**Goal**
Copy out the data exactly, leaving the pictures behind.

**Data**
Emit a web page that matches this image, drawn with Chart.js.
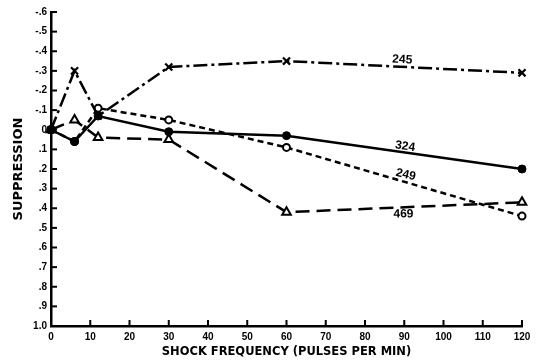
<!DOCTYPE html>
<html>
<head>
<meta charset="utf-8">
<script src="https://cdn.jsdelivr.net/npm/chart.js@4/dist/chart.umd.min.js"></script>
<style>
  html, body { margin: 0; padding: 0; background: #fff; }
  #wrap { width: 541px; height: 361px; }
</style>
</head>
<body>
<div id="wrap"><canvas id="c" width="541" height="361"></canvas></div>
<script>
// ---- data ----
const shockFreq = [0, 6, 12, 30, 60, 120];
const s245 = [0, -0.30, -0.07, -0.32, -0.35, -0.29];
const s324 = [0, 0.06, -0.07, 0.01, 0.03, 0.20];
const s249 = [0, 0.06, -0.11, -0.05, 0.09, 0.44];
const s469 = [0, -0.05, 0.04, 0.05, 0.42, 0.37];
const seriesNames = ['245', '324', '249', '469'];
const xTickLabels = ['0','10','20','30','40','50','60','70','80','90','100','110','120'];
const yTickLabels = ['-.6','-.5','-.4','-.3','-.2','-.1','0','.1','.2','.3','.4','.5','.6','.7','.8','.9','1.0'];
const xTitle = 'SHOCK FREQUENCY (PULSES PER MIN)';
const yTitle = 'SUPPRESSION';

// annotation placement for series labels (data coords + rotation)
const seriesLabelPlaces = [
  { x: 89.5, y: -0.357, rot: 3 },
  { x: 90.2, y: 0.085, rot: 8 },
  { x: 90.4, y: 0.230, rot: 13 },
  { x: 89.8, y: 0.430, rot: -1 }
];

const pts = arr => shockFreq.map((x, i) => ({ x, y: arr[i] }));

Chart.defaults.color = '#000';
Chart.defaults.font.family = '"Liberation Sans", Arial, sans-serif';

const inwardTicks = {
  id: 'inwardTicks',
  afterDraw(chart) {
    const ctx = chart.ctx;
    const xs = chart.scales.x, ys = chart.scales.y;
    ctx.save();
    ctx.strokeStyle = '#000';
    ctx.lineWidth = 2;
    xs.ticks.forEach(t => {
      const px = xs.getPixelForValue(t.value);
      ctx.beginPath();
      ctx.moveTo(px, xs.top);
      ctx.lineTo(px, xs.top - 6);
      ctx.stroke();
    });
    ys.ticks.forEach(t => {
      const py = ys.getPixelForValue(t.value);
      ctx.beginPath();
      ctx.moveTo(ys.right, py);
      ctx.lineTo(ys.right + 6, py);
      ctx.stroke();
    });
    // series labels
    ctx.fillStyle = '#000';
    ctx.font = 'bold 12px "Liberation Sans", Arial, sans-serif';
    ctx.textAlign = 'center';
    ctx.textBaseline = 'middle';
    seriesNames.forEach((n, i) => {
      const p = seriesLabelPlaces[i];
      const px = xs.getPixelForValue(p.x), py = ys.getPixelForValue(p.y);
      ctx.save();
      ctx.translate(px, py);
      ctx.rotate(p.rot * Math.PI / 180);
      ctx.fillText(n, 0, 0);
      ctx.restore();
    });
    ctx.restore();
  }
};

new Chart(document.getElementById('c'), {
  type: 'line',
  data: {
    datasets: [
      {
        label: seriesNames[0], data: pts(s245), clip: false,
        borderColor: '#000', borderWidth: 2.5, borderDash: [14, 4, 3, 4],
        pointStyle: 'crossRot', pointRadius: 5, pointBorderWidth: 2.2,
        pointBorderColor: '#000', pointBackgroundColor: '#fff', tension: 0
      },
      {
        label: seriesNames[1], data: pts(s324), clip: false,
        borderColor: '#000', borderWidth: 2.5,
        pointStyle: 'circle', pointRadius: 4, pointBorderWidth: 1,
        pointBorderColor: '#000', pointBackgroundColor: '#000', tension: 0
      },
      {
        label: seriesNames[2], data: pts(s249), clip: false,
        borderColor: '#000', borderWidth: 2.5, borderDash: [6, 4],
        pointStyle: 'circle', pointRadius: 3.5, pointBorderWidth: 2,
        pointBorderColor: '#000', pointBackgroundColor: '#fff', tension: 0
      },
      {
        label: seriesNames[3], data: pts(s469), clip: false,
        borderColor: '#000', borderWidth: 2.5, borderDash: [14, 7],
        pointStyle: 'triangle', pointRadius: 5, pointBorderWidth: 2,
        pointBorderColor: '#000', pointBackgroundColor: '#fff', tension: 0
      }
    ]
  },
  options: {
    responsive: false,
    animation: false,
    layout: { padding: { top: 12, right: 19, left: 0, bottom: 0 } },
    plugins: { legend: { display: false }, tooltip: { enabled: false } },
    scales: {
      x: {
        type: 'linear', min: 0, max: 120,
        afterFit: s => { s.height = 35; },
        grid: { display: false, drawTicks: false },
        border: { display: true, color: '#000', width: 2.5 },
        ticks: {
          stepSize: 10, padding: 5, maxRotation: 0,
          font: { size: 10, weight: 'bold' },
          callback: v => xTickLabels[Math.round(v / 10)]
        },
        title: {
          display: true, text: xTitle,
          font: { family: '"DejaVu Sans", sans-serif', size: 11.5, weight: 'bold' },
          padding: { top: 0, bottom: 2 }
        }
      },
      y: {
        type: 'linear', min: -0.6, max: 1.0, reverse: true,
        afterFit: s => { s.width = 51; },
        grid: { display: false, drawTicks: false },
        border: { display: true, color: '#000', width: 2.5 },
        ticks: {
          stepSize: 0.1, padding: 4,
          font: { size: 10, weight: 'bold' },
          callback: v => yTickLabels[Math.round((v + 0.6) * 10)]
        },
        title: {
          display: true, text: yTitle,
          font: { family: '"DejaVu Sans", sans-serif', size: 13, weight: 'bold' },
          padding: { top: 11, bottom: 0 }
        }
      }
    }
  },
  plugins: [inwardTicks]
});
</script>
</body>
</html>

**Result of the exercise**
Emit a web page that matches this image, drawn with Chart.js.
<!DOCTYPE html>
<html>
<head>
<meta charset="utf-8">
<script src="https://cdn.jsdelivr.net/npm/chart.js@4/dist/chart.umd.min.js"></script>
<style>
  html, body { margin: 0; padding: 0; background: #fff; }
  #wrap { width: 541px; height: 361px; }
</style>
</head>
<body>
<div id="wrap"><canvas id="c" width="541" height="361"></canvas></div>
<script>
// ---- data ----
const shockFreq = [0, 6, 12, 30, 60, 120];
const s245 = [0, -0.30, -0.07, -0.32, -0.35, -0.29];
const s324 = [0, 0.06, -0.07, 0.01, 0.03, 0.20];
const s249 = [0, 0.06, -0.11, -0.05, 0.09, 0.44];
const s469 = [0, -0.05, 0.04, 0.05, 0.42, 0.37];
const seriesNames = ['245', '324', '249', '469'];
const xTickLabels = ['0','10','20','30','40','50','60','70','80','90','100','110','120'];
const yTickLabels = ['-.6','-.5','-.4','-.3','-.2','-.1','0','.1','.2','.3','.4','.5','.6','.7','.8','.9','1.0'];
const xTitle = 'SHOCK FREQUENCY (PULSES PER MIN)';
const yTitle = 'SUPPRESSION';

// annotation placement for series labels (data coords + rotation)
const seriesLabelPlaces = [
  { x: 89.5, y: -0.357, rot: 3 },
  { x: 90.2, y: 0.085, rot: 8 },
  { x: 90.4, y: 0.230, rot: 13 },
  { x: 89.8, y: 0.430, rot: -1 }
];

const pts = arr => shockFreq.map((x, i) => ({ x, y: arr[i] }));

Chart.defaults.color = '#000';
Chart.defaults.font.family = '"Liberation Sans", Arial, sans-serif';

const inwardTicks = {
  id: 'inwardTicks',
  afterDraw(chart) {
    const ctx = chart.ctx;
    const xs = chart.scales.x, ys = chart.scales.y;
    ctx.save();
    ctx.strokeStyle = '#000';
    ctx.lineWidth = 2;
    xs.ticks.forEach(t => {
      const px = xs.getPixelForValue(t.value);
      ctx.beginPath();
      ctx.moveTo(px, xs.top);
      ctx.lineTo(px, xs.top - 6);
      ctx.stroke();
    });
    ys.ticks.forEach(t => {
      const py = ys.getPixelForValue(t.value);
      ctx.beginPath();
      ctx.moveTo(ys.right, py);
      ctx.lineTo(ys.right + 6, py);
      ctx.stroke();
    });
    // series labels
    ctx.fillStyle = '#000';
    ctx.font = 'bold 12px "Liberation Sans", Arial, sans-serif';
    ctx.textAlign = 'center';
    ctx.textBaseline = 'middle';
    seriesNames.forEach((n, i) => {
      const p = seriesLabelPlaces[i];
      const px = xs.getPixelForValue(p.x), py = ys.getPixelForValue(p.y);
      ctx.save();
      ctx.translate(px, py);
      ctx.rotate(p.rot * Math.PI / 180);
      ctx.fillText(n, 0, 0);
      ctx.restore();
    });
    ctx.restore();
  }
};

new Chart(document.getElementById('c'), {
  type: 'line',
  data: {
    datasets: [
      {
        label: seriesNames[0], data: pts(s245), clip: false,
        borderColor: '#000', borderWidth: 2.5, borderDash: [14, 4, 3, 4],
        pointStyle: 'crossRot', pointRadius: 5, pointBorderWidth: 2.2,
        pointBorderColor: '#000', pointBackgroundColor: '#fff', tension: 0
      },
      {
        label: seriesNames[1], data: pts(s324), clip: false,
        borderColor: '#000', borderWidth: 2.5,
        pointStyle: 'circle', pointRadius: 4, pointBorderWidth: 1,
        pointBorderColor: '#000', pointBackgroundColor: '#000', tension: 0
      },
      {
        label: seriesNames[2], data: pts(s249), clip: false,
        borderColor: '#000', borderWidth: 2.5, borderDash: [6, 4],
        pointStyle: 'circle', pointRadius: 3.5, pointBorderWidth: 2,
        pointBorderColor: '#000', pointBackgroundColor: '#fff', tension: 0
      },
      {
        label: seriesNames[3], data: pts(s469), clip: false,
        borderColor: '#000', borderWidth: 2.5, borderDash: [14, 7],
        pointStyle: 'triangle', pointRadius: 5, pointBorderWidth: 2,
        pointBorderColor: '#000', pointBackgroundColor: '#fff', tension: 0
      }
    ]
  },
  options: {
    responsive: false,
    animation: false,
    layout: { padding: { top: 12, right: 19, left: 0, bottom: 0 } },
    plugins: { legend: { display: false }, tooltip: { enabled: false } },
    scales: {
      x: {
        type: 'linear', min: 0, max: 120,
        afterFit: s => { s.height = 35; },
        grid: { display: false, drawTicks: false },
        border: { display: true, color: '#000', width: 2.5 },
        ticks: {
          stepSize: 10, padding: 5, maxRotation: 0,
          font: { size: 10, weight: 'bold' },
          callback: v => xTickLabels[Math.round(v / 10)]
        },
        title: {
          display: true, text: xTitle,
          font: { family: '"DejaVu Sans", sans-serif', size: 11.5, weight: 'bold' },
          padding: { top: 0, bottom: 2 }
        }
      },
      y: {
        type: 'linear', min: -0.6, max: 1.0, reverse: true,
        afterFit: s => { s.width = 51; },
        grid: { display: false, drawTicks: false },
        border: { display: true, color: '#000', width: 2.5 },
        ticks: {
          stepSize: 0.1, padding: 4,
          font: { size: 10, weight: 'bold' },
          callback: v => yTickLabels[Math.round((v + 0.6) * 10)]
        },
        title: {
          display: true, text: yTitle,
          font: { family: '"DejaVu Sans", sans-serif', size: 13, weight: 'bold' },
          padding: { top: 11, bottom: 0 }
        }
      }
    }
  },
  plugins: [inwardTicks]
});
</script>
</body>
</html>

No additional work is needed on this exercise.